On April 7, a year after his groundbreaking piece on solitary confinement, “Hellhole,” appeared in the New Yorker, Dr. Atul Gawande spoke about the issue at Harvard Law School. Gawande reiterated many of the points made in his article about long-term isolation in U.S. prisons, citing evidence of its ineffectiveness as well as its cruelty. Worth repeating here, however, are Gawande’s comments on how apathy and complicity among the American public allow a torturous practice to continue.
According to the Harvard Crimson, Gawande said:
“The public is outraged at some level, but not deeply enough…The prisoners are not connected to our society due to racial, socioeconomic, and educational disparities….The average inmate is not a person you would run into in daily life.
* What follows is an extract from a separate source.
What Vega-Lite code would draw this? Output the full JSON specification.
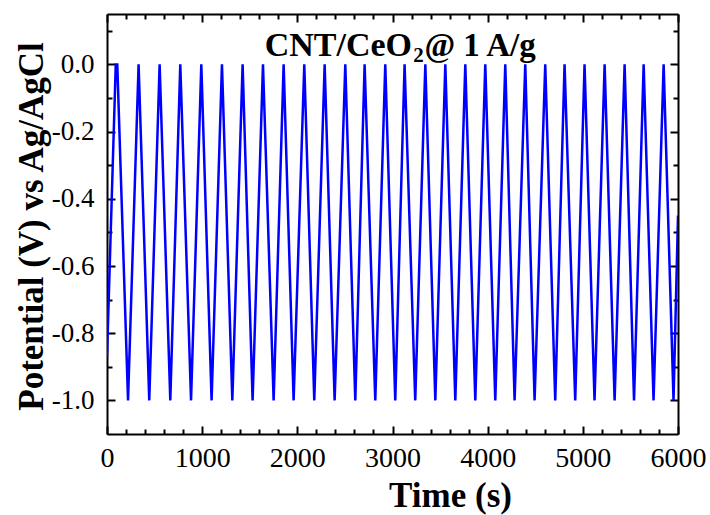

I think it would disturb us or be difficult to stomach putting people we grew up with in solitary isolation.”…
“When we consider legalized torture, we consider Guantanamo and Abu Ghraib…But solitary confinement in our state prisons is the legalized torture of our own people within our own communities.”
The Harvard Gazette reported that Gawande “wondered aloud” how prolonged solitary confinement can be so widespread, when clearly it is “so intrinsically cruel.”
In the United States, the continued practice of solitary confinement in prisons across the country is directly linked to the public’s acceptance of the practice, he said.
“We learn very quickly that public sentiment is the reason that solitary confinement has exploded here,” said Gawande, adding that the support of such isolation is a “generational” construct.
“These are ideas that previous Americans have not found acceptable. And in much the same way that a previous generation of Americans countenanced legalized segregation, I think that ours has countenanced legalized torture.”
And according to the Harvard Law School site, Gawande depicted public sentiment driving prison policy rather than the other way around, saying that some prison administrators would like to end the practice of long-term solitary confinement, but “fear of public reprisal” keeps them from doing so. “‘The reason is us,” he said.